- Task description
Report every line from the material that contains the word "this".

==== Data shown ====

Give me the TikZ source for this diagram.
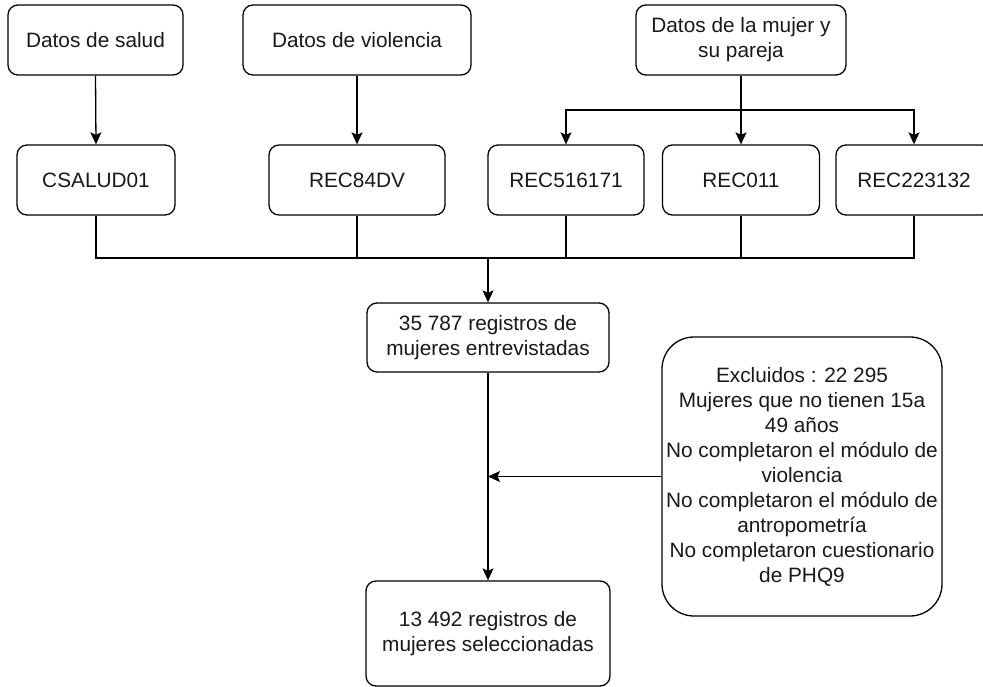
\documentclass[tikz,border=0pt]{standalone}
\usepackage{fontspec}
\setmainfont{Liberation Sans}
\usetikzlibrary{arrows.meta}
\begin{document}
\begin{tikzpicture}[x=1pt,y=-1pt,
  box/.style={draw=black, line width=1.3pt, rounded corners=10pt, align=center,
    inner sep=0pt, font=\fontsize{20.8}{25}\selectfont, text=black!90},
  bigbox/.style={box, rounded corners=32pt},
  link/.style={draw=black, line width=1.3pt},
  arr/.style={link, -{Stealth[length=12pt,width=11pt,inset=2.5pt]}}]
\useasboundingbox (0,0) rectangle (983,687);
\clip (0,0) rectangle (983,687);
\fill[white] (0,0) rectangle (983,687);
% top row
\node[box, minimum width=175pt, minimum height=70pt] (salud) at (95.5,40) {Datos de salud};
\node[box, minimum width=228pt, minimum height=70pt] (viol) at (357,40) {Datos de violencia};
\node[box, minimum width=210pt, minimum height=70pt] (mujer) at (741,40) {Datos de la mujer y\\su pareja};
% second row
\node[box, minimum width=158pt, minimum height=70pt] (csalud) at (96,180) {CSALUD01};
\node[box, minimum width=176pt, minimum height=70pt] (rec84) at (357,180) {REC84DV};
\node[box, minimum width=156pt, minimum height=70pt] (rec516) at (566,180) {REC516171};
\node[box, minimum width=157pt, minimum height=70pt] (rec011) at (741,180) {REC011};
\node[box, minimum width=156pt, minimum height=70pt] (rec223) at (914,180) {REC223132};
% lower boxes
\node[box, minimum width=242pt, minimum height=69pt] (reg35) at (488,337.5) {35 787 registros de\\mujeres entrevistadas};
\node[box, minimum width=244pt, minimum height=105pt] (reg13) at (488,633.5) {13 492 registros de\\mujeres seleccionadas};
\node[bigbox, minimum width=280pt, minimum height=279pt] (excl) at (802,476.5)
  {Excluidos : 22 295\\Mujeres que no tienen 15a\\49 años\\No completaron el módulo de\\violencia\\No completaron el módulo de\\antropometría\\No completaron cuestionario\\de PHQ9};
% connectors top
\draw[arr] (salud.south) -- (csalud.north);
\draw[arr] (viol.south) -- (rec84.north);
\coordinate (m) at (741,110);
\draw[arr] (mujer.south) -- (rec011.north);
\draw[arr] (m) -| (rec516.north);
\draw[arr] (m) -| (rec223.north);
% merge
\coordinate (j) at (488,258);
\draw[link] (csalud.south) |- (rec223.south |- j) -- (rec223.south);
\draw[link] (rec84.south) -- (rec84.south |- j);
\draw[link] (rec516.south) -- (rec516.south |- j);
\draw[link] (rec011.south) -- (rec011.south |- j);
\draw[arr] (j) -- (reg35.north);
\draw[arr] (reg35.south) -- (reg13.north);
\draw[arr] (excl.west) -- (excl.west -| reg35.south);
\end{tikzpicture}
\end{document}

====
==== Data shown ====

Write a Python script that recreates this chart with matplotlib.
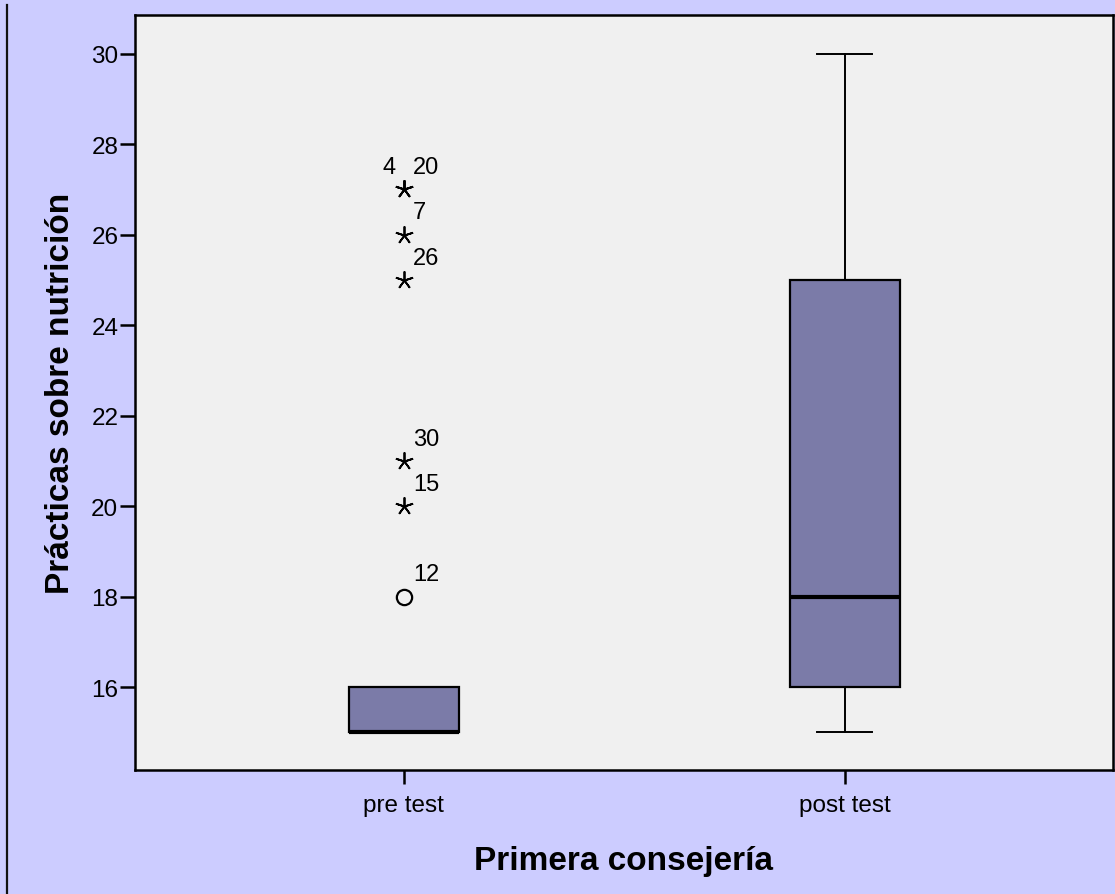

====

- Output of the exercise
Give me the TikZ source for this diagram.
Write a Python script that recreates this chart with matplotlib.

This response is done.